Judaism

tallit

A tallit is a large, four-cornered shawl with fringes and special knots at the extremities, worn during Jewish morning prayers. The fringes, according to the Bible (Numbers 15.38-39), remind the worshiper of God’s commandments. In many communities today, both men and women, upon the occasion of their bar/bat mitzvah, will begin wearing a tallit during services. In Orthodox communities, the tallit is only worn by men. It is traditional for a man to be buried in his tallit, but without its fringes.

Haggadah

The Haggadah is the book containing the Passover seder service, retelling the story of the Jews’ liberation from slavery in Egypt.

Messiah

Messiah means, literally, the “anointed one.” In Biblical tradition, the term came to mean a redeemer and royal descendant of the dynasty of David who would restore the united kingdom of Israel and Judah and usher in an age of peace, justice and plenty, sometimes called the Messianic age. Judaism, throughout its history, has lived through many false messianic claims. While the most famous one, from a Jewish perspective, is Jesus of Nazareth, the notion of proclaiming oneself, or one’s spiritual mentor, to be the messiah, was common in Medieval Judaism as well. Shabbetai Tzvi (1626-1676)... Read more about Messiah

Spinoza, Baruch

Baruch Spinoza (1632–1677 CE) was a Jewish philosopher from the Netherlands who is credited with establishing the foundation for the Enlightenment. In 1656, he was excommunicated by the Portuguese Jewish community in Amsterdam in 1656 for “abominable heresies.”

Exodus, Book of

Exodus (or Shmot, meaning “Names”) is the second book of the Five Books of Moses, or the Humash, which relates the narrative of Moses who led the people of Israel in their “exodus” or escape from slavery in Egypt. Israel’s exodus from Egypt has become a pivotal event of redemption that has shaped the identity and memory of the Jewish people, and has been a powerful narrative of liberation for Christians as well.

Leviticus, Book of

The third book of the Humash or Five Books of Moses, Leviticus (or Vayikra, meaning ‘And He Called’) details the priestly obligations the formed the spiritual heart of the forty-year journey in the wilderness, as well as the basis for the later service in the Temple in Jerusalem. Leviticus is almost completely devoid of narrative, and is sometimes seen as less accessible than the other four books of the Humash, due to the fact that sacrifices are no longer a part of Jewish ritual life.

shechina

Shechina is the Jewish term for the divine presence. In the Kabbalistic tradition, the shechina is understood to be the feminine presence of God.

King David

David was the King of Israel (c. 1000 BCE) credited with uniting the many tribes of Israel into a centralized kingdom with Jerusalem as its capital. David is said to have planned for the Temple in Jerusalem, which was subsequently built by his son Solomon.
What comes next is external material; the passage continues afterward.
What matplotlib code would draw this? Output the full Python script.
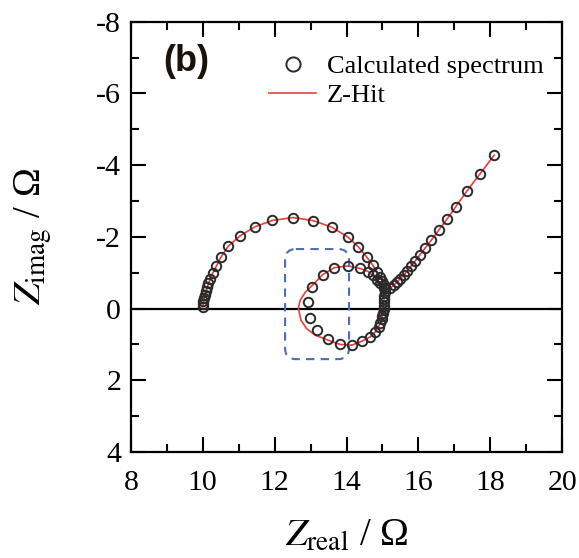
import numpy as np
import matplotlib
matplotlib.use("Agg")
import matplotlib.pyplot as plt
from matplotlib.patches import FancyBboxPatch
from matplotlib.ticker import MultipleLocator

# Calculated spectrum (Z_real, Z_imag), high -> low frequency
calc_re = [10.00, 10.01, 10.02, 10.04, 10.06, 10.09, 10.12, 10.16, 10.21, 10.28,
           10.38, 10.51, 10.71, 11.04, 11.45, 11.94, 12.52, 13.08, 13.59, 14.03,
           14.33, 14.56, 14.73, 14.84, 14.94, 15.00, 15.05, 15.08,
           15.06, 15.05, 15.04, 15.04, 15.03, 15.03, 15.02, 15.00, 14.98, 14.94,
           14.89, 14.80, 14.66, 14.43, 14.15, 13.82, 13.48, 13.17, 12.97, 12.94,
           13.03, 13.34, 13.66, 14.04, 14.38, 14.61, 14.75, 14.84, 14.94, 15.05,
           15.21, 15.31, 15.40, 15.49, 15.59, 15.68, 15.79, 15.91, 16.05, 16.19,
           16.36, 16.56, 16.79, 17.05, 17.35, 17.72, 18.11]
calc_im = [-0.05, -0.13, -0.21, -0.30, -0.39, -0.49, -0.59, -0.70, -0.83, -0.99,
           -1.19, -1.44, -1.74, -2.03, -2.28, -2.46, -2.54, -2.45, -2.27, -2.00,
           -1.72, -1.44, -1.21, -1.03, -0.89, -0.77, -0.66, -0.56,
           -0.45, -0.35, -0.26, -0.17, -0.07, 0.02, 0.11, 0.21, 0.30, 0.39,
           0.51, 0.65, 0.79, 0.91, 1.02, 1.00, 0.85, 0.60, 0.25, -0.19,
           -0.61, -0.95, -1.14, -1.19, -1.12, -1.03, -0.93, -0.81, -0.70, -0.58,
           -0.57, -0.65, -0.73, -0.82, -0.93, -1.05, -1.18, -1.33, -1.49, -1.68,
           -1.91, -2.19, -2.49, -2.84, -3.28, -3.75, -4.28]

# Z-Hit reconstruction (deviates from the points inside the dashed box)
zhit_re = [10.00, 10.06, 10.16, 10.28, 10.51, 10.71, 11.04, 11.45, 11.94, 12.52,
           13.08, 13.59, 14.03, 14.33, 14.56, 14.73, 14.94, 15.05, 15.08,
           15.05, 15.03, 15.02, 14.98, 14.89, 14.80, 14.66, 14.43, 14.15, 13.82,
           13.48, 13.13, 12.89, 12.73, 12.66, 12.71, 12.85, 13.03, 13.34, 13.66,
           14.04, 14.38, 14.61, 14.84, 15.05, 15.17,
           15.31, 15.59, 15.91, 16.36, 16.79, 17.35, 18.11]
zhit_im = [-0.05, -0.39, -0.70, -0.99, -1.44, -1.74, -2.03, -2.28, -2.46, -2.54,
           -2.45, -2.27, -2.00, -1.72, -1.44, -1.21, -0.89, -0.66, -0.56,
           -0.35, -0.07, 0.11, 0.30, 0.51, 0.65, 0.79, 0.91, 1.02, 1.00,
           0.88, 0.74, 0.56, 0.32, -0.02, -0.23, -0.45, -0.63, -0.95, -1.14,
           -1.19, -1.12, -1.03, -0.81, -0.62, -0.53,
           -0.65, -0.93, -1.33, -1.91, -2.49, -3.28, -4.28]

# dashed box around the deviating region (x0, x1, y0, y1)
box = (12.29, 14.07, -1.66, 1.41)

plt.rcParams['font.family'] = ['Liberation Serif', 'DejaVu Serif']
plt.rcParams['mathtext.fontset'] = 'stix'
plt.rcParams['axes.unicode_minus'] = False

fig = plt.figure(figsize=(5.79, 5.58), dpi=100)
ax = fig.add_axes([0.226, 0.19, 0.745, 0.771])

ax.axhline(0, color='black', lw=1.6, zorder=1)
ax.plot(calc_re, calc_im, 'o', ls='none', ms=6.8, mfc='none', mec='#2a2a2a',
        mew=1.4, label='Calculated spectrum', zorder=3)
ax.plot(zhit_re, zhit_im, '-', color='#f03c3c', lw=1.2, label='Z-Hit', zorder=2)

r = FancyBboxPatch((box[0], box[2]), box[1] - box[0], box[3] - box[2],
                   boxstyle='round,pad=0,rounding_size=0.3', fill=False,
                   ec='#4a6fb5', lw=1.5, ls=(0, (4, 3)), zorder=2)
ax.add_patch(r)

ax.set_xlim(8, 20)
ax.set_ylim(4, -8)
ax.xaxis.set_major_locator(MultipleLocator(2))
ax.xaxis.set_minor_locator(MultipleLocator(1))
ax.yaxis.set_major_locator(MultipleLocator(2))
ax.yaxis.set_minor_locator(MultipleLocator(1))
ax.tick_params(which='both', direction='in', top=True, right=True, width=1.5,
               labelsize=21.5)
ax.tick_params(which='major', length=11)
ax.tick_params(which='minor', length=6)
ax.tick_params(axis='x', pad=13)
ax.tick_params(axis='y', pad=7)
for s in ax.spines.values():
    s.set_linewidth(1.6)

ax.set_xlabel(r'$Z_{\rm real}$ / Ω', fontsize=28, labelpad=16)
ax.set_ylabel(r'$Z_{\rm imag}$ / Ω', fontsize=28, labelpad=30)

ax.text(8.89, -6.90, '(b)', fontsize=26, fontweight='bold',
        family=['Liberation Sans'], va='center', ha='left', color='#1a1208')

ax.legend(loc='upper right', bbox_to_anchor=(0.957, 0.924), frameon=False,
          fontsize=19, borderaxespad=0, borderpad=0, handlelength=1.8,
          handletextpad=0.4, labelspacing=0.22, markerscale=1.5)

fig.savefig('out.png', dpi=100)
The Book of Psalms found in the Bible is also attributed to the young David.

Kabbalah

The Kabbalah is the Jewish mystical tradition.

secular Judaism

Especially in the Jewish tradition, there are those who describe themselves as secular Jews, meaning identified with the Jewish community and heritage, but not religiously observant.

Jeremiah

Jeremiah was a Hebrew prophet of the 7th century BCE who foresaw the downfall of Jerusalem and the Kingdom of Judah at the hands of the Babylonians in 586 BCE.

Rashi

Rashi is the acronym of the most distinguished commentator on the Bible and the Babylonian Talmud, the French scholar Rabbi Schlomo Yitzchaki (1040-1105).

Yom Kippur

Yom Kippur is the “Day of Atonement,” the holiest day of the Jewish year, a day of fasting and atonement. Rosh Hashanah (the New Year) and Yom Kippur are called the High Holy Days, ordinarily falling in early autumn.

beit Midrash

A beit midrash is a Jewish house of study and discussion; in ancient times it was a school of higher learning.

High Holy Days

The Jewish High Holidays are Rosh Hashanah (New Year, literally "head of the year"), and Yom Kippur (literally "day of atonement"). Both fall in the lunar month of Tishri, beginning with Rosh Hashanah and following ten days later with Yom Kippur. These days are called the “Days of Awe” because the entire period constitutes a season of judgment and repentance, forgiveness and spiritual renewal, standing in awe before God.